The Deadwood Pioneer- Early Edition
The best show on television this year is HBO's "Deadwood." Though David Milch's revisionist western is more faithful to historical reality than its Hollywood predecessors, and unendingly gratifying in its squalor and grittiness, its true genius lies in its incorporation of the American language.No one in Milch's 1876 Deadwood speaks in simple sentences. It's jazz music-- ultra-stylized, purposely muddled, inverted and subverted, of its time and out of time, lyrical, and gloriously filthy. Take, as examples, these excerpts from last week's show: On the rumors that the camp's gold claims may be in jeopardy, "Panic's easier on the back than the short handled shovel." On the messenger of such rumors, "Nor the sort'd shrink from a lie, or more than one, to advance his purpose, or be ignorant how to circulate his falsehoods without others knowing the source." What should the messenger do next, "Would that argue for allowing word of my presence to circulate a bit before I present myself officially?" The response, "A man might use that time to put some stink on his Johnson." You get the idea.

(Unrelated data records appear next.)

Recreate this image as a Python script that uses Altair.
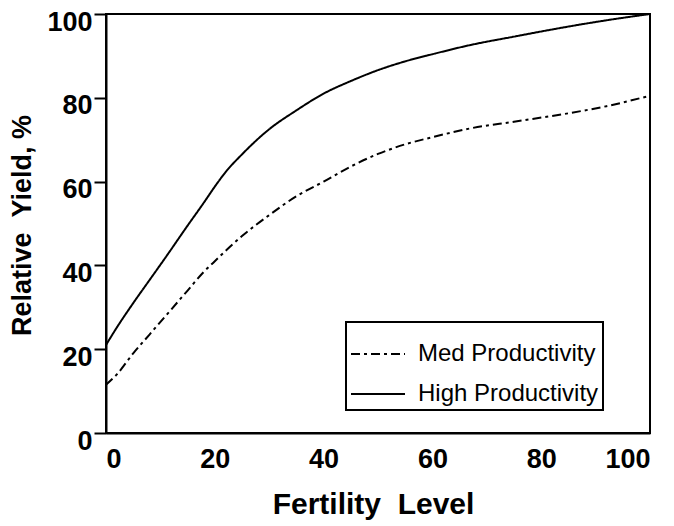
import altair as alt
import pandas as pd

# Fertility level (x) and relative yield (%)
fert = [0, 2, 5, 8, 11, 15, 18, 20, 22, 25, 30, 35, 40, 45, 50, 55, 60, 67, 75, 85, 92, 100]
high = [21, 25.2, 31, 36.5, 42, 49.5, 55, 58.8, 62.3, 66.5, 72.5, 77, 81, 84, 86.6, 88.7,
        90.4, 92.6, 94.6, 97, 98.5, 100]
med = [11.5, 14, 19, 23.5, 28, 34, 38.5, 41, 43.5, 47, 52, 56.5, 60, 63.6, 66.6, 68.9,
       70.6, 72.7, 74.3, 76.3, 78, 80.5]
series_names = ["Med Productivity", "High Productivity"]
x_ticks = [0, 20, 40, 60, 80, 100]
y_ticks = [0, 20, 40, 60, 80, 100]

rows = []
for name, vals in zip(series_names, [med, high]):
    for xv, yv in zip(fert, vals):
        rows.append({"series": name, "x": xv, "y": yv})
df = pd.DataFrame(rows)

FONT = "Liberation Sans"

legend_spec = dict(title=None, orient="none", legendX=240, legendY=308,
                   symbolType="stroke", symbolSize=2916,
                   symbolStrokeWidth=2, symbolStrokeColor="black",
                   labelFont=FONT, labelFontSize=24, labelColor="black",
                   labelOffset=12, padding=4, rowPadding=-22,
                   strokeColor="black", fillColor="white", labelLimit=400)

chart = alt.Chart(df).mark_line(strokeWidth=2, interpolate="monotone").encode(
    x=alt.X("x:Q",
            scale=alt.Scale(domain=[0, 100], nice=False, zero=False),
            axis=alt.Axis(values=x_ticks, title="Fertility\u00a0\u00a0Level", ticks=False,
                          labelPadding=13, grid=False, titleX=267, titleY=71,
                          titleFontSize=30,
                          titleBaseline="middle", titleAlign="center")),
    y=alt.Y("y:Q",
            scale=alt.Scale(domain=[0, 100], nice=False),
            axis=alt.Axis(values=y_ticks, title="Relative\u00a0\u00a0Yield, %", tickSize=12,
                          tickWidth=2, tickColor="black", labelPadding=2, labelOffset=8,
                          titleFontSize=27,
                          grid=False, titleX=-84, titleY=211, titleBaseline="middle",
                          titleAlign="center", titleAngle=270)),
    color=alt.Color("series:N", scale=alt.Scale(domain=series_names, range=["black", "black"]),
                    legend=alt.Legend(**legend_spec)),
    strokeDash=alt.StrokeDash("series:N",
                              scale=alt.Scale(domain=series_names, range=[[9, 4, 3, 4], [1, 0]]),
                              legend=alt.Legend(**legend_spec)),
).properties(
    width=544, height=419,
    autosize=alt.AutoSizeParams(type="none"),
    padding={"left": 98, "top": 6, "right": 16, "bottom": 92},
).configure_view(
    stroke="black", strokeWidth=2
).configure_axis(
    domainColor="black", domainWidth=2,
    labelFont=FONT, labelFontSize=27, labelFontWeight="bold", labelColor="black",
    titleFont=FONT, titleFontWeight="bold", titleColor="black",
).configure_legend(
    strokeWidth=2
)

chart.save("out.html", embed_options={"renderer": "svg", "actions": False})
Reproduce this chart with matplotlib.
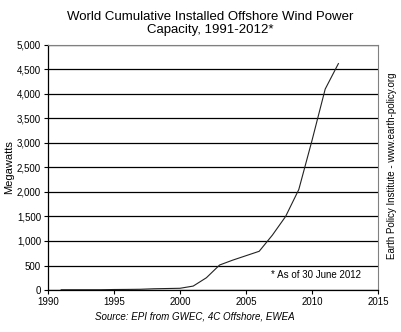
import matplotlib
matplotlib.use("Agg")
import matplotlib.pyplot as plt
from matplotlib.ticker import FuncFormatter

plt.rcParams["font.family"] = ["Liberation Sans", "DejaVu Sans"]

years = [1991, 1992, 1993, 1994, 1995, 1996, 1997, 1998, 1999, 2000,
         2001, 2002, 2003, 2004, 2005, 2006, 2007, 2008, 2009, 2010, 2011, 2012]
megawatts = [5, 5, 5, 5, 10, 12, 15, 25, 30, 35,
             80, 250, 510, 610, 700, 790, 1120, 1500, 2050, 3050, 4100, 4620]

fig = plt.figure(figsize=(4.01, 3.32), dpi=100)
ax = fig.add_axes([0.1197, 0.1265, 0.8229, 0.738])

ax.plot(years, megawatts, color="#222222", linewidth=0.8)

ax.set_xlim(1990, 2015)
ax.set_ylim(0, 5000)
ax.set_xticks(range(1990, 2016, 5))
ax.set_yticks(range(0, 5001, 500))
ax.yaxis.set_major_formatter(FuncFormatter(lambda v, p: f"{int(v):,}"))
ax.tick_params(labelsize=7, length=3, width=0.8, pad=2)
ax.grid(axis="y", color="black", linewidth=0.9)
ax.set_axisbelow(True)
for s in ["top", "right"]:
    ax.spines[s].set_color("#808080")
    ax.spines[s].set_linewidth(0.8)
for s in ["left", "bottom"]:
    ax.spines[s].set_linewidth(0.9)

ax.set_ylabel("Megawatts", fontsize=8)
ax.yaxis.set_label_coords(-0.102, 0.5)

fig.text(0.525, 0.93, "World Cumulative Installed Offshore Wind Power\nCapacity, 1991-2012*",
         ha="center", va="center", fontsize=9.5, linespacing=1.1)
ax.text(2013.7, 300, "* As of 30 June 2012", ha="right", va="center", fontsize=7)
fig.text(0.485, 0.048, "Source: EPI from GWEC, 4C Offshore, EWEA",
         ha="center", va="center", fontsize=7, style="italic")
fig.text(0.978, 0.50, "Earth Policy Institute - www.earth-policy.org",
         ha="center", va="center", rotation=90, fontsize=7)

fig.savefig("out.png", dpi=100)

Ian McShane and Timothy Olyphant are "Al Swearingen" and "Seth Bullock," respectively. An evil man and a good man who become more and more alike with each passing episode. As "progress" comes to the Deadwood camp, whether it be in the form of telegraph poles ("Messages from invisible sources,") deep-pocketed mining brokers, or Yankton politicians, Swearingen and Bullock fight each other, and these external elements of the Dakota Territory, for the soul of the camp-- Bullock, a slave to his code of ethics, and Searingen, to his established commercial interests along Deadwood's muddy and narrow "thoroughfare." Bullock, wearing the lawman's badge, provides for his dead brother's family while fighting an attraction to the camp widow, Alma Garrett, a recovering dope addict from back East. Swearingen, the backbone of the show, is a Main Street pimp who dispenses the mayor his title, wields power over the newspaper publisher, and throws the word "Sheriff" at Bullock like a dagger.
"Deadwood" writers keep an extraordinary number of plates spinning at one time-- richly-woven stories, accented by brilliant characterizations. Brad Dourif's world-weary "Doc Cochran" is a standout, dispensing primitive and agonizing remedies to the sick and dying. Milch, as he did on "NYPD Blue," shames the established medical shows on television with his realities of death and dying, conduct and compromise.
He's delivering a new, truer American history. Last year, Wild Bill Hickok, played by Keith Carradine, strode through town and met his maker as a celebrity gunslinger and man of traditional Western morality. He left in his wake, Calamity Jane, portrayed by Robin Wiegert, a man-ish, drunken, self-pitying hanger-on, destined to become a hero during the outbreak of yellow fever and be buried next to her idol, Wild Bill. Wiegert's performance is no less than the greatest re-imaging of an American historical figure on the page or screen since the founding of the Republic.
"Deadwood" should be viewed in schools as a supplement or stand-in for American history textbooks. It would be a breath of pungent, foul air to blow the antiseptic stink from the classrooms.
2 Comments:
As one of the only truly noble and decent characters, the camp's resident doc often brings real humanity to gritty situations-- contrasting well with the other characters' egocentric, and often emotionless, calculating and scheming
I love seeing Brad Dourif in the role of an Old West Doctor. His other roles that I've seen are quite memorable, but fleeting. ( "One Flew Over the Cuckoo's Nest" "Lord of the Rings") His character in LOTR is probably the most interesting in the entire trilogy, although he gets next to no screen time.
4/10-
In the credits of the new episode, there was a Fiona Dourif in the credits. I'm guessing wife or daughter.